De todas formas, dada la calidad de la obra realizada, hay que confiar que hasta logre superar su torpe presentación publicitaria. Debe conseguirlo, en primer lugar, porque se trata de la salvación ejemplar de un edificio histórico de nuestra arquitectura industrial, uno de los sectores más dañados del patrimonio español; en segundo, por la belleza en sí de la fábrica, y en tercero, por su destacada personalidad visual en el horizonte urbano.

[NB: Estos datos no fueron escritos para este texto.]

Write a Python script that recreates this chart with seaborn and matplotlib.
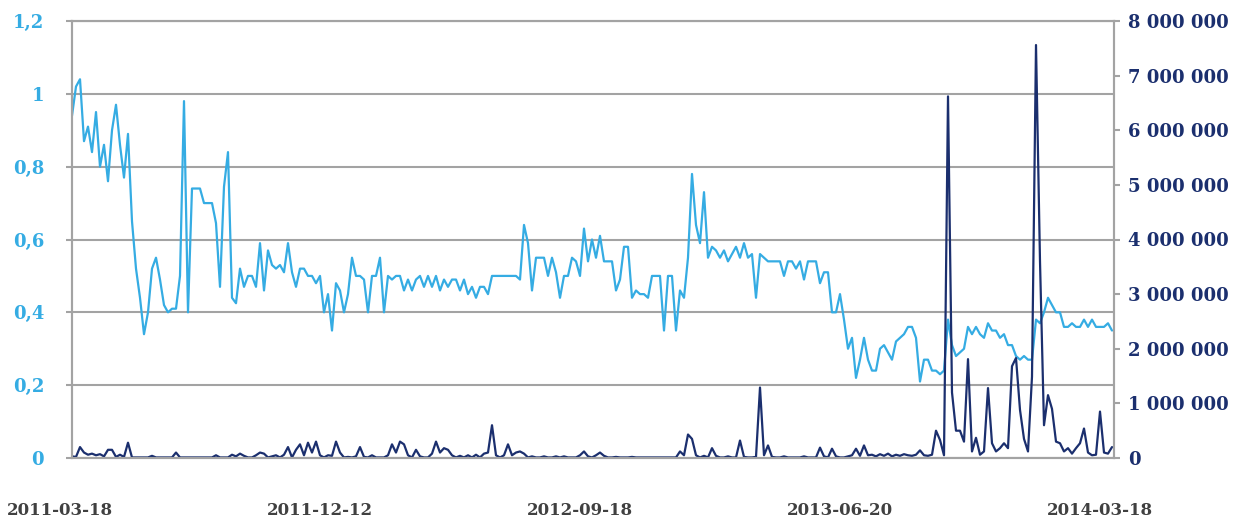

Diseñada y construida a comienzos del presente siglo, exactamente entre 1907 y 1911, por los ingenieros Diego Martín Montalvo, Luis Moya y Ramón Aguinaga, la obra del depósito elevado de Santa Engracia es una imponente torre en la que se conjuga el estilo neomudéjar exterior con una hermosísima estructura metálica interna en la mejor y más fascinante línea de la construcción industrial. Porque si, en efecto, la imagen externa de esta torre de agua logra dar con la difícil belleza de la monumentalidad altamente refinada, su espacio interior es no menos impresionante, articulado en torno a una fantástica estructura metálica de tramos de escalera y plantas, que se coronan en una cubeta gigantesca de acero horadada con roblones, que hoy nos hace soñar con un anfiteatro galáctico.

La respetuosa discreción de la que han hecho gala los responsables de la reconversión del edificio, el ingeniero Miguel Aguiló y los arquitectos Javier Alau y Antonio Lopera, ha permitido, además, potenciar las virtudes del mismo, que se puede visitar por sí, sin que haga falta otra justificación. En este sentido, me ha sorprendido que la Comunidad quiera utilizarlo como sala de exposiciones, lo que parece a todas luces inadecuado, incluso a pesar de la falsa impresión de viabilidad que como tal ahora tiene gracias al extraordinariamente hábil montaje que ha diseñado Juan Ariño para la muestra de Dalí.

¿Por qué, entonces, no usarlo como museo permanente de ingeniería hidráulica, que es, sin duda, un destino más coherente, ajustado, funcional y, en suma, más necesario como verdadero "nuevo hito en la oferta cultural"? Sea como sea, de lo que no cabe duda es de la salvación de un edificio histórico que sirve para, llamar la atención sobre nuestra importantísima arquitectura industrial.